ONE MORE: An alert reader calls to my attention that "dybbuk" surfaced on one of the websites where he usually spends his time insulting and ridiculing law professors to make a "statement": "I had no prior knowledge of Paul Campos’s alleged [sic] email to Brian Leiter, and do not approve of it." I am inclined to believe him, partly for the reasons noted earlier. Meanwhile, thanks to other readers for their e-mails. The funniest response comes from a colleague at Penn whose subject-line read "Campos" and whose e-mail consisted of three words: "Oh my God." I do think some readers are having trouble believing he would do something this stupid--even "dybbuk" apparently can't quite believe it! Alas, it is true.

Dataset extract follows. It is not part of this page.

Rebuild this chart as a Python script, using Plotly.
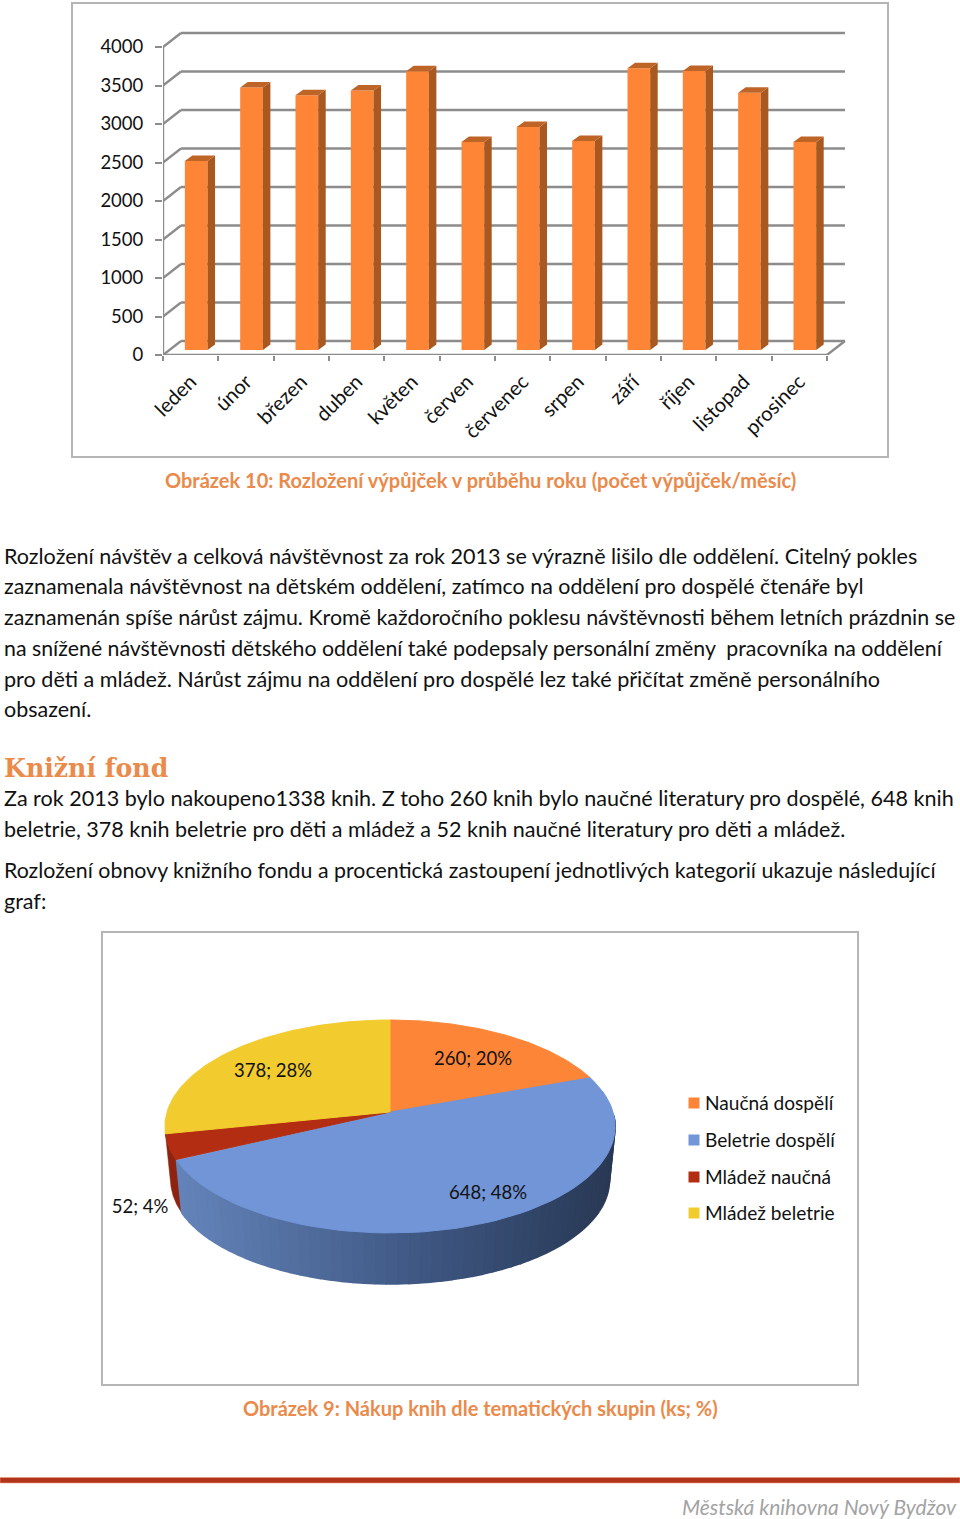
import math
import plotly.graph_objects as go

W, H = 960, 1519

# ---------- data ----------
months = ["leden", "únor", "březen", "duben", "květen", "červen", "červenec",
          "srpen", "září", "říjen", "listopad", "prosinec"]
loans = [2455, 3410, 3310, 3370, 3620, 2700, 2895, 2715, 3660, 3625, 3340, 2700]
y_ticks = [0, 500, 1000, 1500, 2000, 2500, 3000, 3500, 4000]

pie_names = ["Naučná dospělí", "Beletrie dospělí", "Mládež naučná", "Mládež beletrie"]
pie_values = [260, 648, 52, 378]
pie_percent = [20, 48, 4, 28]
pie_colors = ["#FD8537", "#7195D6", "#B32D12", "#F2CC2E"]

body_lines = [
    ("Rozložení návštěv a celková návštěvnost za rok 2013 se výrazně lišilo dle oddělení. Citelný pokles", 555.5, 21.55),
    ("zaznamenala návštěvnost na dětském oddělení, zatímco na oddělení pro dospělé čtenáře byl", 586.5, 21.4),
    ("zaznamenán spíše nárůst zájmu. Kromě každoročního poklesu návštěvnosti během letních prázdnin se", 616.5, 21.4),
    ("na snížené návštěvnosti dětského oddělení také podepsaly personální změny\u00a0 pracovníka na oddělení", 647.5, 21.3),
    ("pro děti a mládež. Nárůst zájmu na oddělení pro dospělé lez také přičítat změně personálního", 678.5, 21.6),
    ("obsazení.", 709.5, 21.5),
    ("Za rok 2013 bylo nakoupeno1338 knih. Z toho 260 knih bylo naučné literatury pro dospělé, 648 knih", 797.5, 21.55),
    ("beletrie, 378 knih beletrie pro děti a mládež a 52 knih naučné literatury pro děti a mládež.", 828.5, 21.55),
    ("Rozložení obnovy knižního fondu a procentická zastoupení jednotlivých kategorií ukazuje následující", 869.5, 21.35),
    ("graf:", 900.5, 21.5),
]

FONT = "Lato"


def fx(px):
    return px / W


def fy(py):
    return 1 - py / H


fig = go.Figure()

# ---------- bar chart geometry ----------
X0, XSTEP, Y0, YSCALE = 163.0, 55.33, 355.0, 0.077
XMAX, YMAX = 12.5, 4300
wall_dx, wall_dy = 18 / XSTEP, 14 / YSCALE
bar_dx, bar_dy = 7.5 / XSTEP, 5.5 / YSCALE
bar_base = 5 / YSCALE
bar_w = 22.7 / XSTEP
bar_c = [i + 0.5 + 0.1 for i in range(len(months))]

shapes = []
grid = dict(color="#8C8C8C", width=2.4)
for v in y_ticks:
    shapes.append(dict(type="line", xref="x", yref="y", layer="below", x0=0, y0=v,
                       x1=wall_dx, y1=v + wall_dy, line=grid))
    shapes.append(dict(type="line", xref="x", yref="y", layer="below", x0=wall_dx, y0=v + wall_dy,
                       x1=12 + wall_dx, y1=v + wall_dy, line=grid))
shapes.append(dict(type="line", xref="x", yref="y", layer="below", x0=0, y0=0, x1=0, y1=4000, line=grid))
shapes.append(dict(type="line", xref="x", yref="y", layer="below", x0=0, y0=0, x1=12, y1=0, line=grid))
shapes.append(dict(type="line", xref="x", yref="y", layer="below", x0=12, y0=0,
                   x1=12 + wall_dx, y1=wall_dy, line=grid))

fig.add_trace(go.Bar(x=bar_c, y=loans, base=bar_base, width=bar_w, marker=dict(color="#FD8535", line_width=0),
                     xaxis="x", yaxis="y", showlegend=False, name="Výpůjčky"))
for c, v in zip(bar_c, loans):
    l, r = c - bar_w / 2, c + bar_w / 2
    top = v + bar_base
    fig.add_trace(go.Scatter(x=[r, r + bar_dx, r + bar_dx, r], y=[bar_base, bar_base + bar_dy, top + bar_dy, top],
                             fill="toself", fillcolor="#A9581F", mode="none", showlegend=False,
                             hoverinfo="skip", xaxis="x", yaxis="y"))
    fig.add_trace(go.Scatter(x=[l, r, r + bar_dx, l + bar_dx], y=[top, top, top + bar_dy, top + bar_dy],
                             fill="toself", fillcolor="#BF6427", mode="none", showlegend=False,
                             hoverinfo="skip", xaxis="x", yaxis="y"))

# ---------- pie geometry (perspective projection of the data-driven angles) ----------
APEX_X, APEX_Y = 390, 1112
PX0, PX1, PY0, PY1 = 103, 858, 933, 1385
K, A, B = 0.136, 104.5, 223.0
SCALE, DEPTH = 0.975, 54


def top_pt(theta):
    u, v = math.sin(theta), math.cos(theta)
    d = 1 + K * v
    return B * u / d, A * v / d


def low_pt(theta):
    x, y = top_pt(theta)
    return SCALE * x, SCALE * y - DEPTH


def arc(a0, a1, fn, n):
    return [fn(a0 + (a1 - a0) * i / n) for i in range(n + 1)]


def lerp_hex(c0, c1, t):
    a = [int(c0[i:i + 2], 16) for i in (1, 3, 5)]
    b = [int(c1[i:i + 2], 16) for i in (1, 3, 5)]
    return "rgb(%d,%d,%d)" % tuple(round(p + (q - p) * t) for p, q in zip(a, b))


total = sum(pie_values)
edges = [0.0]
for v in pie_values:
    edges.append(edges[-1] + v / total * 2 * math.pi)


def wall(a0, a1, color, lw=1.6):
    poly = arc(a0, a1, top_pt, 3) + arc(a1, a0, low_pt, 3)
    fig.add_trace(go.Scatter(x=[p[0] for p in poly], y=[p[1] for p in poly], fill="toself", fillcolor=color,
                             mode="lines", line=dict(color=color, width=lw), showlegend=False,
                             hoverinfo="skip", xaxis="x2", yaxis="y2"))


wall(edges[2], edges[3], "#8E2410", 0.5)
strips = 60
a0, a1 = max(edges[1], math.radians(92)), edges[2]
for i in range(strips):
    s0 = a0 + (a1 - a0) * i / strips
    s1 = a0 + (a1 - a0) * (i + 1) / strips
    xm = top_pt((s0 + s1) / 2)[0]
    t = (xm + 215) / 430
    if t < 0.6:
        col = lerp_hex("#6484BA", "#3D5580", t / 0.6)
    else:
        col = lerp_hex("#3D5580", "#2A3A57", (t - 0.6) / 0.4)
    wall(s0, s1, col)

for i, (name, col) in enumerate(zip(pie_names, pie_colors)):
    poly = [(0, 0)] + arc(edges[i], edges[i + 1], top_pt, 80) + [(0, 0)]
    fig.add_trace(go.Scatter(x=[p[0] for p in poly], y=[p[1] for p in poly], fill="toself", fillcolor=col,
                             mode="lines", line=dict(color=col, width=1), showlegend=False, name=name,
                             hoverinfo="skip", xaxis="x2", yaxis="y2"))

label_pos = [(83, 52), (98, -82), (-250, -96), (-117, 40)]
fig.add_trace(go.Scatter(x=[p[0] for p in label_pos], y=[p[1] for p in label_pos], mode="text",
                         text=[f"{v}; {p}%" for v, p in zip(pie_values, pie_percent)],
                         textfont=dict(family=FONT, size=18.5, color="#111"), textposition="middle center",
                         showlegend=False, hoverinfo="skip", xaxis="x2", yaxis="y2"))

# ---------- page furniture ----------
frame = dict(color="#B5B5B5", width=2)
shapes += [
    dict(type="rect", xref="paper", yref="paper", layer="below", x0=fx(72), x1=fx(888), y0=fy(457), y1=fy(3), line=frame),
    dict(type="rect", xref="paper", yref="paper", layer="below", x0=fx(102), x1=fx(858), y0=fy(1385), y1=fy(932), line=frame),
    dict(type="rect", xref="paper", yref="paper", layer="below", x0=0, x1=1, y0=fy(1483), y1=fy(1477.5),
         fillcolor="#B2331A", line=dict(color="#E8A080", width=0.6)),
]

ann = []


def text(s, x, y, size, color="#111", anchor="left", family=FONT, bold=False, italic=False):
    if bold:
        s = f"<b>{s}</b>"
    if italic:
        s = f"<i>{s}</i>"
    ann.append(dict(text=s, x=fx(x), y=fy(y), xref="paper", yref="paper", xanchor=anchor, yanchor="middle",
                    showarrow=False, font=dict(family=family, size=size, color=color), borderpad=0, borderwidth=0))


for s, y, size in body_lines:
    text(s, 4, y, size)

ORANGE = "#EA8A4B"
text("Obrázek 10: Rozložení výpůjček v průběhu roku (počet výpůjček/měsíc)", 480.5, 480, 20, ORANGE, "center", bold=True)
text("Obrázek 9: Nákup knih dle tematických skupin (ks; %)", 480, 1408, 20, ORANGE, "center", bold=True)
text("Knižní fond", 4, 768, 25.2, ORANGE, family="DejaVu Serif", bold=True)
text("Městská knihovna Nový Bydžov", 957, 1506, 21, "#A3A3A3", "right", italic=True)

legend_rows = [1102, 1139, 1176, 1212]
for name, col, y in zip(pie_names, pie_colors, [1103, 1140, 1177, 1213]):
    shapes.append(dict(type="rect", xref="paper", yref="paper", x0=fx(688.5), x1=fx(699.5),
                       y0=fy(y + 5.5), y1=fy(y - 5.5), fillcolor=col, line_width=0))
for name, y in zip(pie_names, legend_rows):
    text(name, 705, y, 19.1)

fig.update_layout(
    width=W, height=H, margin=dict(l=0, r=0, t=0, b=0, pad=0, autoexpand=False), autosize=False,
    paper_bgcolor="white", plot_bgcolor="rgba(0,0,0,0)", showlegend=False, barmode="overlay",
    xaxis=dict(domain=[fx(X0), fx(X0 + XMAX * XSTEP)], range=[0, XMAX], tickmode="array",
               tickvals=[i + 0.5 for i in range(12)], ticktext=months, tickangle=-45,
               ticks="", ticklabelstandoff=10, showgrid=False, zeroline=False, showline=False,
               tickfont=dict(family=FONT, size=20.2, color="#111"), anchor="y",
               minor=dict(tickmode="linear", tick0=0, dtick=1, ticks="outside", ticklen=5,
                          tickwidth=2, tickcolor="#8C8C8C", showgrid=False)),
    yaxis=dict(domain=[fy(Y0), fy(Y0 - YMAX * YSCALE)], range=[0, YMAX], tickmode="array", tickvals=y_ticks,
               ticks="outside", ticklen=7, tickwidth=2, tickcolor="#8C8C8C", ticklabelstandoff=8,
               showgrid=False, zeroline=False, showline=False,
               tickfont=dict(family=FONT, size=18.5, color="#111"), anchor="x"),
    xaxis2=dict(domain=[fx(PX0), fx(PX1)], range=[PX0 - APEX_X, PX1 - APEX_X], visible=False, anchor="y2"),
    yaxis2=dict(domain=[fy(PY1), fy(PY0)], range=[APEX_Y - PY1, APEX_Y - PY0], visible=False, anchor="x2"),
    shapes=shapes, annotations=ann,
)

fig.write_html(
    "out.html",
    config={"displayModeBar": False, "responsive": False},
    post_script="document.body.style.margin='0';document.body.style.padding='0';",
)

ANOTHER: A commenter below writes:
I thought you'd be interested to know that Mr. Campos has posted on JDU [a chat room] the following explanation for his e-mail: "I contacted Leiter because I assumed he would want to know that someone is trying to get me (and perhaps other people with media platforms) to participate in this person's scheme to embarrass him. And of course this person might act on his or her own." That's a ridiculous defense given the message he sent and given his clear hatred of you. Someone in the same chat observed, “In what world does Paul Campos give a shit about fucking Brian Leiter's reputation enough to inform him of a threat to release embarrassing information?”

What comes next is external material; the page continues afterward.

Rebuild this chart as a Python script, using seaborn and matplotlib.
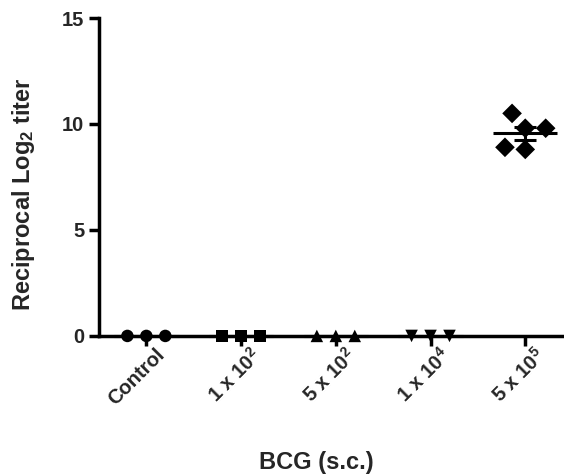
import numpy as np
import pandas as pd
import seaborn as sns
import matplotlib
matplotlib.use('Agg')
import matplotlib.pyplot as plt
from matplotlib.transforms import ScaledTranslation

# dane (log2 miana)
groups = ['Control', '1 x 10$^2$', '5 x 10$^2$', '1 x 10$^4$', '5 x 10$^5$']
control = [0, 0, 0]
bcg_1e2 = [0, 0, 0]
bcg_5e2 = [0, 0, 0]
bcg_1e4 = [0, 0, 0]
bcg_5e5 = [9.8, 9.8, 10.5, 8.8, 8.9]
markers = ['o', 's', '^', 'v', 'D']

sns.set_style('ticks')
plt.rcParams['font.family'] = ['Liberation Sans', 'DejaVu Sans']
plt.rcParams['font.weight'] = 'bold'
plt.rcParams['mathtext.fontset'] = 'custom'
plt.rcParams['mathtext.rm'] = 'Liberation Sans:bold'
plt.rcParams['mathtext.it'] = 'Liberation Sans:bold'
plt.rcParams['mathtext.bf'] = 'Liberation Sans:bold'
plt.rcParams['mathtext.default'] = 'rm'

series = [control, bcg_1e2, bcg_5e2, bcg_1e4, bcg_5e5]
df = pd.DataFrame({
    'group': np.repeat(groups, [len(s) for s in series]),
    'titer': np.concatenate(series),
})

fig = plt.figure(figsize=(5.64, 4.74), dpi=100)
ax = fig.add_axes([0.1755, 0.26, 0.823, 0.702])

for g, m in zip(groups, markers):
    sub = df[df['group'] == g]
    sns.swarmplot(data=sub, x='group', y='titer', order=groups, ax=ax,
                  marker=m, color='black', size=10 if m == 'D' else 9,
                  linewidth=4, edgecolor='none', zorder=5)

# srednia +/- SEM
for i, vals in enumerate(series):
    vals = np.asarray(vals, dtype=float)
    mean = vals.mean()
    sem = vals.std(ddof=1) / np.sqrt(len(vals))
    ax.hlines(mean, i - 0.34, i + 0.34, color='black', lw=2.2, zorder=6)
    if sem > 0:
        ax.errorbar(i, mean, yerr=sem, color='black', lw=2.2, capsize=8,
                    capthick=2.2, zorder=6)

ax.set_xlim(-0.5, 4.4)
ax.set_ylim(-0.7, 15)
ax.set_yticks([0, 5, 10, 15])
ax.spines['bottom'].set_position(('data', 0))
ax.spines['left'].set_bounds(0, 15)

ax.set_xlabel('BCG (s.c.)', fontsize=17, fontweight='bold', va='top')
ax.xaxis.set_label_coords(0.468, -0.30)
ax.set_ylabel('Reciprocal Log$_2$ titer', fontsize=17, fontweight='bold')
ax.yaxis.set_label_coords(-0.134, 0.471)
plt.xticks(rotation=45, ha='right', rotation_mode='anchor', fontsize=14.5, fontweight='bold')
plt.yticks(fontsize=14.5, fontweight='bold')
ax.tick_params(width=2.5, length=7, color='black')
ax.tick_params(axis='x', pad=1)

# przesuniecie etykiet osi x w prawo
offset = ScaledTranslation(0.09, 0.025, fig.dpi_scale_trans)
for lbl in ax.get_xticklabels():
    lbl.set_transform(lbl.get_transform() + offset)

for s in ['left', 'bottom']:
    ax.spines[s].set_linewidth(2.5)
    ax.spines[s].set_color('black')
ax.spines['top'].set_visible(False)
ax.spines['right'].set_visible(False)

fig.savefig('out.png', dpi=100)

This "explanation" is remarkably absurd: if Campos had wanted to warn me of danger, he would have assured me he would never publish such trash, would have warned me about the content, and alerted me to the person making the threat. I guess he now realizes the mess he is in--"blackmailing" another law professor from his university e-mail account--so he is floating this silly story as a trial balloon to see if anyone is stupid enough to believe it! Amazing.